Option 3: Installing Third-Party Windows Remote Shutdown Applications
There are also third-party applications that perform remote shutdown functions. The apps usually need to alter some files (and move some of them in many cases) to prevent the “Failed to access registry” error when trying to remotely shut down a Windows 7, 8, 8.1, or 10 Home Edition PC.
Note: Microsoft Windows Terms and Conditions prohibit OS alterations, reverse engineering, and the circumvention of restricted features, so do so at your own risk.
Shut Down a Windows PC from a Linux Computer
You can remotely shut down your computer from a Linux computer, as well. In order for this to work, you will have to prepare your Windows PC the same way you did for a remote shutdown from another Windows PC (Steps 1-10). With that out of the way, let’s see how to remotely shut down your Windows PC from a Linux computer.
There are two things you’ll have to keep in mind. First, you’ll need to have administrator’s privilege on the Windows PC. Second, both computers will have to be connected to the same LAN/Wireless network.
- Find out your Windows PC’s IP address. You can find it through Command Prompt. Open it and type “ipconfig” and press “Enter”. You need the IPv4 address. You can also find it in the router’s configurations. It is in the DHCP client table. Write the remote computer’s IP address down because you will need it later.
- Next, launch your Linux computer’s terminal.

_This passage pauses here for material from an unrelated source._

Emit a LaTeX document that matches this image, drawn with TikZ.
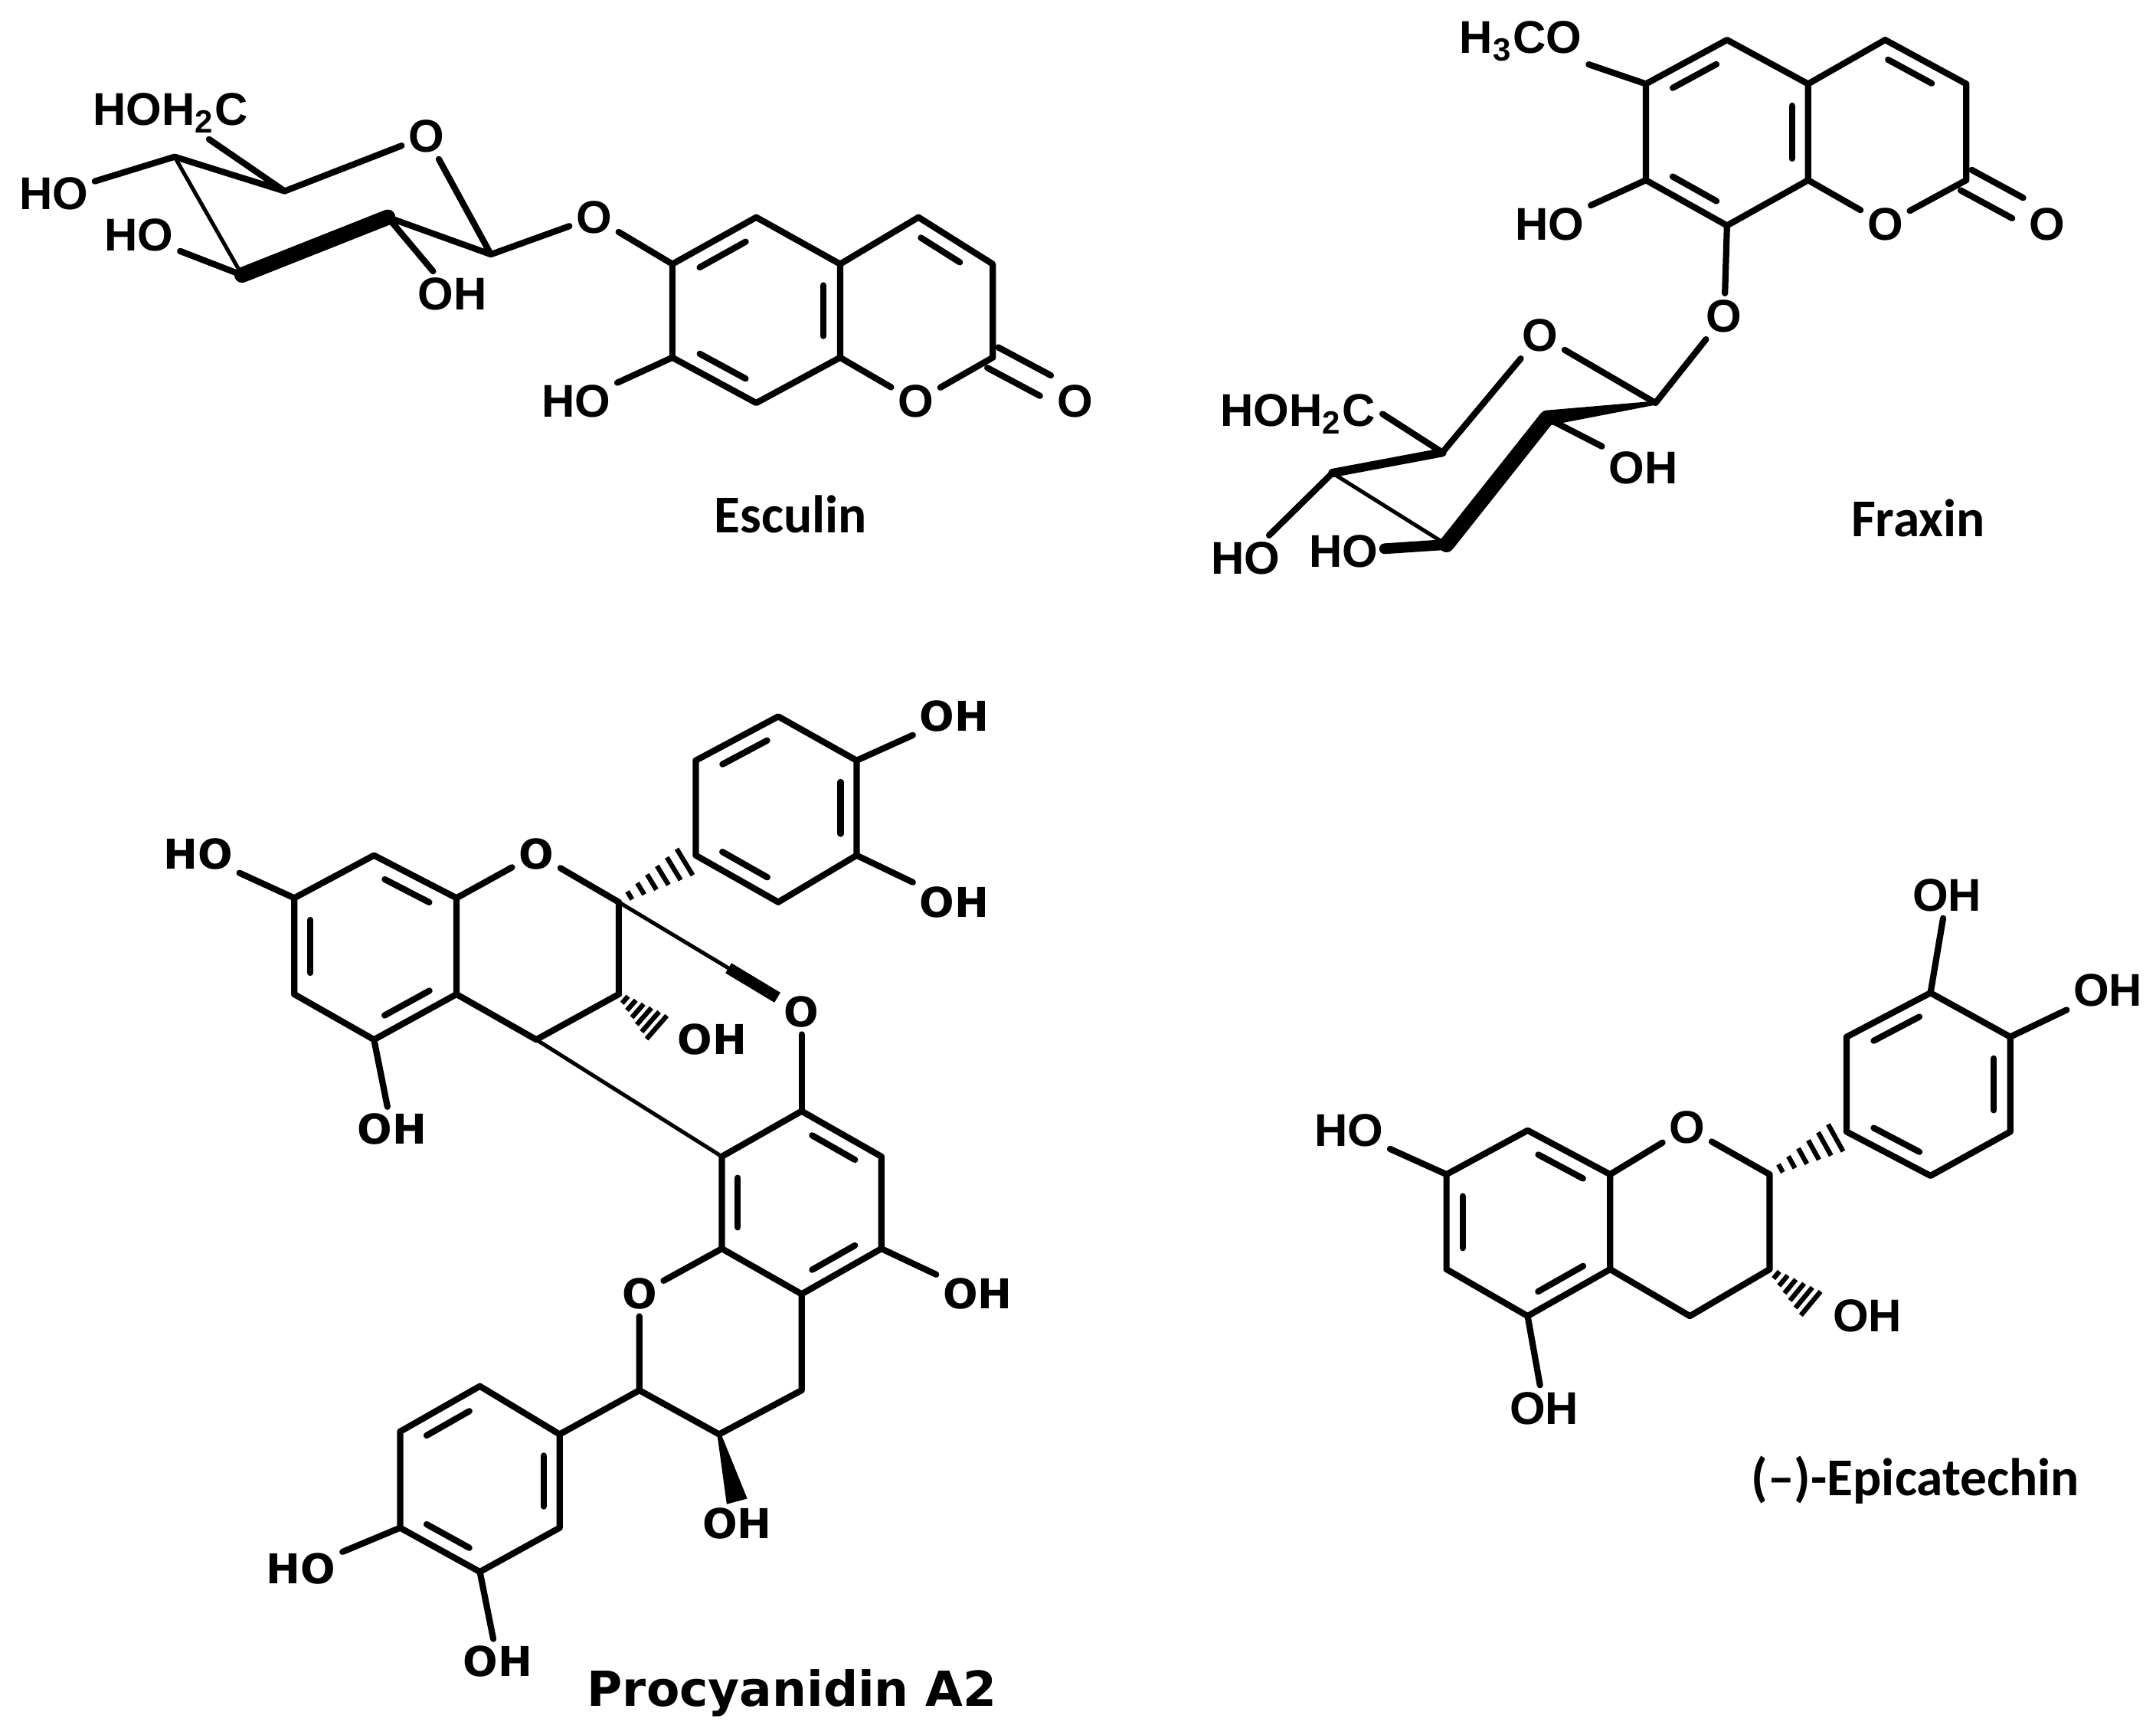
\documentclass[tikz,border=0pt]{standalone}
\usepackage{fontspec}
\setmainfont{Liberation Sans}
\newfontfamily\dvs{DejaVu Sans}
\newfontfamily\crl{Carlito}
\usetikzlibrary{calc}
\tikzset{
 bnd/.style={line width=1.3pt,line cap=round,line join=round},
 atm/.style={font=\fontsize{9.5}{10}\selectfont\bfseries,inner sep=1.2pt},
 atd/.style={font=\dvs\fontsize{8.5}{10}\selectfont\bfseries,inner sep=1.2pt},
 nm/.style={font=\crl\fontsize{11}{13}\selectfont\bfseries,inner sep=0pt},
}
\newcommand{\dbin}[3]{\draw[bnd,shorten >=2.5pt,shorten <=2.5pt] ($(#1)!0.2!(#3)$) -- ($(#2)!0.2!(#3)$);}
\newcommand{\hashbd}[2]{\foreach \i in {1,...,6}{\coordinate (hh) at ($(#1)!\i/7!(#2)$);
 \draw[line width=1pt] ($(hh)!{0.5pt+\i*0.45pt}!90:(#2)$) -- ($(hh)!{0.5pt+\i*0.45pt}!-90:(#2)$);}}
\newcommand{\wedgebd}[3]{\fill ($(#1)!0.4pt!90:(#2)$) -- ($(#2)!#3!-90:(#1)$) -- ($(#2)!#3!90:(#1)$) -- ($(#1)!0.4pt!-90:(#2)$) -- cycle;}
\newcommand{\carbonyl}[2]{\draw[bnd,shorten >=7pt] ($(#1)!2.4pt!90:(#2)$) -- ($(#2)!2.4pt!-90:(#1)$);
 \draw[bnd,shorten >=7pt] ($(#1)!2.4pt!-90:(#2)$) -- ($(#2)!2.4pt!90:(#1)$);}
\begin{document}
\begin{tikzpicture}[x=0.1mm,y=-0.1mm]
\useasboundingbox (0,0) rectangle (1568,1254);
%================ Esculin
\coordinate (eC4) at (127,114); \coordinate (eC5) at (207,139); \coordinate (eC3) at (176,200);
\coordinate (eC2) at (282,158); \coordinate (eC1) at (357,185);
\node[atm] (eHOc) at (124,82) {HOH\textsubscript{2}C};
\node[atm] (eO5) at (310,99) {O};
\node[atm] (eHO4) at (39,141) {HO};
\node[atm] (eHO3) at (101,171) {HO};
\node[atm] (eOH2) at (329,214) {OH};
\node[atm] (eOg) at (432,158) {O};
\coordinate (ea6) at (489,192); \coordinate (ea5) at (550,158); \coordinate (ea4a) at (611,192);
\coordinate (ea4) at (668,158); \coordinate (ea3) at (722,192); \coordinate (ea2) at (722,260);
\coordinate (ea8a) at (611,260); \coordinate (ea8) at (550,293); \coordinate (ea7) at (489,260);
\node[atm] (eO1) at (666,292) {O};
\node[atm] (eOc) at (782,292) {O};
\node[atm] (eHO7) at (419,292) {HO};
\node[nm] (eName) at (575,374) {Esculin};
\coordinate (ecA) at ($(ea5)!0.5!(ea8)$);
\coordinate (ecB) at ($(ea4)!0.5!(ea8a)$);
\draw[bnd] (eHO4) -- (eC4) -- (eC5) -- (eHOc);
\draw[bnd] (eC5) -- (eO5) -- (eC1) -- (eC2) -- (eOH2);
\draw[line width=0.8pt] (eC4) -- (eC3);
\draw[line width=3.2pt,line cap=round] (eC3) -- (eC2);
\draw[bnd] (eC3) -- (eHO3);
\draw[bnd] (eC1) -- (eOg) -- (ea6);
\draw[bnd] (ea6) -- (ea5) -- (ea4a) -- (ea8a) -- (ea8) -- (ea7) -- cycle;
\draw[bnd] (ea4a) -- (ea4) -- (ea3) -- (ea2) -- (eO1) -- (ea8a);
\draw[bnd] (ea7) -- (eHO7);
\dbin{ea6}{ea5}{ecA} \dbin{ea4a}{ea8a}{ecA} \dbin{ea7}{ea8}{ecA} \dbin{ea4}{ea3}{ecB}
\carbonyl{ea2}{eOc}
%================ Fraxin
\coordinate (f6) at (1197,61); \coordinate (f5) at (1256,29); \coordinate (f4a) at (1315,61);
\coordinate (f4) at (1371,29); \coordinate (f3) at (1430,61); \coordinate (f2) at (1430,131);
\coordinate (f8a) at (1315,131); \coordinate (f8) at (1256,164); \coordinate (f7) at (1197,131);
\node[atm] (fMe) at (1106,30) {H\textsubscript{3}CO};
\node[atm] (fHO7) at (1127,163) {HO};
\node[atm] (fO1) at (1371,163) {O};
\node[atm] (fOc) at (1489,163) {O};
\node[atm] (fOg) at (1254,230) {O};
\coordinate (fcA) at ($(f5)!0.5!(f8)$); \coordinate (fcB) at ($(f4)!0.5!(f8a)$);
\draw[bnd] (f6) -- (f5) -- (f4a) -- (f8a) -- (f8) -- (f7) -- cycle;
\draw[bnd] (f4a) -- (f4) -- (f3) -- (f2) -- (fO1) -- (f8a);
\draw[bnd] (fMe) -- (f6); \draw[bnd] (fHO7) -- (f7); \draw[bnd] (f8) -- (fOg);
\dbin{f6}{f5}{fcA} \dbin{f4a}{f8a}{fcA} \dbin{f7}{f8}{fcA} \dbin{f4}{f3}{fcB}
\carbonyl{f2}{fOc}
\coordinate (s1) at (1204,293); \coordinate (s2) at (1125,304); \coordinate (s5) at (1049,329);
\coordinate (s4) at (969,344); \coordinate (s3) at (1052,396);
\node[atm] (fO5) at (1120,244) {O};
\node[atm] (fOH2) at (1195,340) {OH};
\node[atm] (fHOc) at (944,301) {HOH\textsubscript{2}C};
\node[atm] (fHO4) at (906,406) {HO};
\node[atm] (fHO3) at (977,401) {HO};
\node[nm] (fName) at (1395,377) {Fraxin};
\draw[bnd] (fOg) -- (s1) -- (fO5) -- (s5);
\draw[bnd] (s5) -- (fHOc.east);
\draw[line width=1.8pt,line cap=round] (s5) -- (s4);
\draw[line width=0.8pt] (s4) -- (s3);
\draw[line width=3.2pt,line cap=round] (s3) -- (s2);
\wedgebd{s1}{s2}{1.6pt}
\draw[bnd] (s2) -- (fOH2);
\draw[bnd] (s4) -- (fHO4);
\draw[line width=2.2pt,line cap=round] (s3) -- (fHO3);
%================ Procyanidin A2
\coordinate (a7) at (214,653); \coordinate (a8) at (272,622); \coordinate (a8a) at (332,653);
\coordinate (a4a) at (332,723); \coordinate (a5) at (272,756); \coordinate (a6) at (214,723);
\coordinate (c2) at (450,656); \coordinate (c3) at (450,723); \coordinate (c4) at (390,756);
\coordinate (b1) at (506,622); \coordinate (b2) at (506,553); \coordinate (b3) at (566,521);
\coordinate (b4) at (623,553); \coordinate (b5) at (623,622); \coordinate (b6) at (566,656);
\node[atd] (pHO7) at (144,621) {HO};
\node[atd] (pOH5) at (285,821) {OH};
\node[atd] (pO1) at (390,621) {O};
\node[atd] (pOH3) at (518,756) {OH};
\node[atd] (pOb) at (583,736) {O};
\node[atd] (pOH4p) at (694,521) {OH};
\node[atd] (pOH3p) at (694,656) {OH};
\coordinate (pcA) at ($(a8)!0.5!(a5)$); \coordinate (pcB) at ($(b1)!0.5!(b4)$);
\draw[bnd] (a7) -- (a8) -- (a8a) -- (a4a) -- (a5) -- (a6) -- cycle;
\dbin{a7}{a6}{pcA} \dbin{a8}{a8a}{pcA} \dbin{a4a}{a5}{pcA}
\draw[bnd] (pHO7) -- (a7); \draw[bnd] (a5) -- (pOH5);
\draw[bnd] (a8a) -- (pO1) -- (c2) -- (c3) -- (c4) -- (a4a);
\draw[bnd] (b1) -- (b2) -- (b3) -- (b4) -- (b5) -- (b6) -- cycle;
\dbin{b2}{b3}{pcB} \dbin{b4}{b5}{pcB} \dbin{b6}{b1}{pcB}
\draw[bnd] (b4) -- (pOH4p); \draw[bnd] (b5) -- (pOH3p);
\hashbd{c2}{b1}
\coordinate (hz) at ($(c3)!0.85!(pOH3.west)$);
\hashbd{c3}{hz}
\draw[line width=0.8pt] (c2) -- ($(c2)!0.6!(pOb)$);
\draw[line width=2.4pt] ($(c2)!0.6!(pOb)$) -- (pOb);
\coordinate (d8) at (525,841); \coordinate (d7) at (583,808); \coordinate (d6) at (641,841);
\coordinate (d5) at (641,908); \coordinate (d4a) at (583,941); \coordinate (d8a) at (525,908);
\coordinate (e2) at (465,1011); \coordinate (e3) at (523,1043); \coordinate (e4) at (583,1011);
\coordinate (g1) at (407,1043); \coordinate (g2) at (407,1111); \coordinate (g3) at (349,1143);
\coordinate (g4) at (291,1111); \coordinate (g5) at (291,1041); \coordinate (g6) at (349,1008);
\node[atd] (pOH5b) at (711,941) {OH};
\node[atd] (pO1b) at (465,941) {O};
\node[atd] (pOH3b) at (536,1108) {OH};
\node[atd] (pHO4g) at (219,1141) {HO};
\node[atd] (pOH3g) at (362,1208) {OH};
\node[nm,font=\dvs\fontsize{10}{12}\selectfont\bfseries] (pName) at (576,1231) {Procyanidin A2};
\draw[line width=0.8pt] (c4) -- (d8);
\coordinate (pcD) at ($(d8)!0.5!(d5)$); \coordinate (pcG) at ($(g1)!0.5!(g4)$);
\draw[bnd] (d8) -- (d7) -- (d6) -- (d5) -- (d4a) -- (d8a) -- cycle;
\dbin{d7}{d6}{pcD} \dbin{d5}{d4a}{pcD} \dbin{d8a}{d8}{pcD}
\draw[bnd] (d7) -- (pOb); \draw[bnd] (d5) -- (pOH5b);
\draw[bnd] (d8a) -- (pO1b) -- (e2) -- (e3) -- (e4) -- (d4a);
\draw[bnd] (e2) -- (g1);
\draw[bnd] (g1) -- (g2) -- (g3) -- (g4) -- (g5) -- (g6) -- cycle;
\dbin{g1}{g2}{pcG} \dbin{g3}{g4}{pcG} \dbin{g5}{g6}{pcG}
\draw[bnd] (g4) -- (pHO4g); \draw[bnd] (g3) -- (pOH3g);
\wedgebd{e3}{pOH3b.north}{2.2pt}
%================ Epicatechin
\coordinate (k7) at (1052,854); \coordinate (k8) at (1111,822); \coordinate (k8a) at (1171,854);
\coordinate (k4a) at (1171,923); \coordinate (k5) at (1111,957); \coordinate (k6) at (1052,923);
\coordinate (k2) at (1287,854); \coordinate (k3) at (1287,923); \coordinate (k4) at (1229,957);
\coordinate (m1) at (1343,823); \coordinate (m2) at (1343,754); \coordinate (m3) at (1404,722);
\coordinate (m4) at (1462,754); \coordinate (m5) at (1462,823); \coordinate (m6) at (1404,855);
\node[atm] (kHO7) at (981,822) {HO};
\node[atm] (kOH5) at (1123,1024) {OH};
\node[atm] (kO1) at (1227,820) {O};
\node[atm] (kOH3) at (1358,957) {OH};
\node[atm] (kOHt) at (1416,651) {OH};
\node[atm] (kOHr) at (1533,720) {OH};
\node[nm] (kName) at (1393,1076) {(–)-Epicatechin};
\coordinate (kcA) at ($(k8)!0.5!(k5)$); \coordinate (kcB) at ($(m1)!0.5!(m4)$);
\draw[bnd] (k7) -- (k8) -- (k8a) -- (k4a) -- (k5) -- (k6) -- cycle;
\dbin{k7}{k6}{kcA} \dbin{k8}{k8a}{kcA} \dbin{k4a}{k5}{kcA}
\draw[bnd] (kHO7) -- (k7); \draw[bnd] (k5) -- (kOH5);
\draw[bnd] (k8a) -- (kO1) -- (k2) -- (k3) -- (k4) -- (k4a);
\draw[bnd] (m1) -- (m2) -- (m3) -- (m4) -- (m5) -- (m6) -- cycle;
\dbin{m2}{m3}{kcB} \dbin{m4}{m5}{kcB} \dbin{m6}{m1}{kcB}
\draw[bnd] (m3) -- (kOHt); \draw[bnd] (m4) -- (kOHr);
\hashbd{k2}{m1}
\coordinate (kz) at ($(k3)!0.85!(kOH3.west)$);
\hashbd{k3}{kz}
\end{tikzpicture}
\end{document}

- Install Samba, a protocol you’ll need to connect your Linux computer to your Windows PC. For Ubuntu, use this command: “sudo apt-get install samba-common”. The terminal will ask you for your root password before installation.
- Once you’ve installed Samba, type “net rpc shutdown – I IP address – U user%password”. Replace the IP address part with the actual IP address of your Windows PC. Instead of “user”, write the Windows user’s name and instead of “password” type the password of your Windows admin account.
Remotely Shut Down a Mac
You can also remotely shut down a Mac. Have in mind that the Mac and the computer you’re using to perform the remote shutdown have to be connected to the same network. Also, you will require administrator access on both computers.
The process looks very similar, whether you’re using another Mac or a Windows PC to shut down your Mac. Let’s see how to remotely shut down a Mac:
- Open another Mac’s terminal. Alternatively, you can perform this operation via PuTTY if you’re using a Windows PC to remotely shut down your Mac.
- Once the terminal or PuTTY launches, type in “ssh username@ipaddress”. You should replace the “username” with the remote Mac’s user name. Also, replace the “ipaddress” part with your Mac’s actual IP address. To find your Mac’s IP address on OS X 10.5 and higher, go to Apple Icon > System Preferences > Network. If you’re running OS X 10.4, go to Apple Icon > System Preferences > Network > Your Network > Configure > TCP/IP.
- When asked, provide the remote Mac’s user password.
- Next, type “sudo /sbin /shutdown now” if you want to shut down your Mac immediately and press “Return” or “Enter”. If you want to restart it, the command should look like this: “sudo /sbin / shutdown –r”.
Instead of shutting down or restarting each computer on your network manually, you can do it remotely from a single computer in a matter of minutes. To work, you only need to have admin access on each computer and perform some basic system settings tweaks if you’re working with a Windows PC. Don’t forget that Windows Home Editions do not unlock Group Policy Editor or Remote Registry functionality, but the options above should do the trick!